DATASET EXCERPT:

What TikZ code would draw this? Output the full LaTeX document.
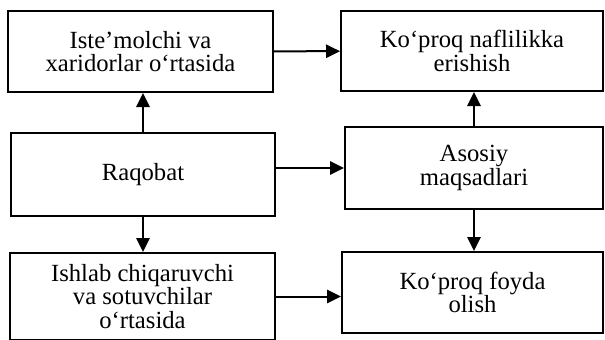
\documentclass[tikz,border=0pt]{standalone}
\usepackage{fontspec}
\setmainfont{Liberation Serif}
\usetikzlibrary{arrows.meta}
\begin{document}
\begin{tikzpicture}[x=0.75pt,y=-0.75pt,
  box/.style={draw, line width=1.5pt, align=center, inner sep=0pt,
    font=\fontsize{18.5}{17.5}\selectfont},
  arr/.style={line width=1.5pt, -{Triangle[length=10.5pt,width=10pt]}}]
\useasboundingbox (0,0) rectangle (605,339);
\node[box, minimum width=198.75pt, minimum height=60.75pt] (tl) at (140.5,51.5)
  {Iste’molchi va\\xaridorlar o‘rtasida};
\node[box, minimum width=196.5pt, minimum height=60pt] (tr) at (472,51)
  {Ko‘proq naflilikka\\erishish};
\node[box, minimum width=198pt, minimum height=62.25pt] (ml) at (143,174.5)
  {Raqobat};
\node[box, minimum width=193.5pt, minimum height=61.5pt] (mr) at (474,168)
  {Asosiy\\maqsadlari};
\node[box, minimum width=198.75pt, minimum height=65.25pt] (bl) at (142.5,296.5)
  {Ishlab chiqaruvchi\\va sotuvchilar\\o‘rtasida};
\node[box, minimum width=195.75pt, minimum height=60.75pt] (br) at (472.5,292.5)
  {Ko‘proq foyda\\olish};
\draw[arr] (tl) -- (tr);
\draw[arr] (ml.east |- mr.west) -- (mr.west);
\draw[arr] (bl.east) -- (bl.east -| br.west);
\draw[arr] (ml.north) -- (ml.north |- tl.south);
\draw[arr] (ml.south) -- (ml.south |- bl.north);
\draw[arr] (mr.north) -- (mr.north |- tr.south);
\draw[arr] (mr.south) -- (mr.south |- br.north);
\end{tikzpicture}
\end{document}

GOAL OF THE EXERCISE:
Print each line of the material above exactly, with the pictures removed from your copy.

CORRECT ANSWER:
What TikZ code would draw this? Output the full LaTeX document.
\documentclass[tikz,border=0pt]{standalone}
\usepackage{fontspec}
\setmainfont{Liberation Serif}
\usetikzlibrary{arrows.meta}
\begin{document}
\begin{tikzpicture}[x=0.75pt,y=-0.75pt,
  box/.style={draw, line width=1.5pt, align=center, inner sep=0pt,
    font=\fontsize{18.5}{17.5}\selectfont},
  arr/.style={line width=1.5pt, -{Triangle[length=10.5pt,width=10pt]}}]
\useasboundingbox (0,0) rectangle (605,339);
\node[box, minimum width=198.75pt, minimum height=60.75pt] (tl) at (140.5,51.5)
  {Iste’molchi va\\xaridorlar o‘rtasida};
\node[box, minimum width=196.5pt, minimum height=60pt] (tr) at (472,51)
  {Ko‘proq naflilikka\\erishish};
\node[box, minimum width=198pt, minimum height=62.25pt] (ml) at (143,174.5)
  {Raqobat};
\node[box, minimum width=193.5pt, minimum height=61.5pt] (mr) at (474,168)
  {Asosiy\\maqsadlari};
\node[box, minimum width=198.75pt, minimum height=65.25pt] (bl) at (142.5,296.5)
  {Ishlab chiqaruvchi\\va sotuvchilar\\o‘rtasida};
\node[box, minimum width=195.75pt, minimum height=60.75pt] (br) at (472.5,292.5)
  {Ko‘proq foyda\\olish};
\draw[arr] (tl) -- (tr);
\draw[arr] (ml.east |- mr.west) -- (mr.west);
\draw[arr] (bl.east) -- (bl.east -| br.west);
\draw[arr] (ml.north) -- (ml.north |- tl.south);
\draw[arr] (ml.south) -- (ml.south |- bl.north);
\draw[arr] (mr.north) -- (mr.north |- tr.south);
\draw[arr] (mr.south) -- (mr.south |- br.north);
\end{tikzpicture}
\end{document}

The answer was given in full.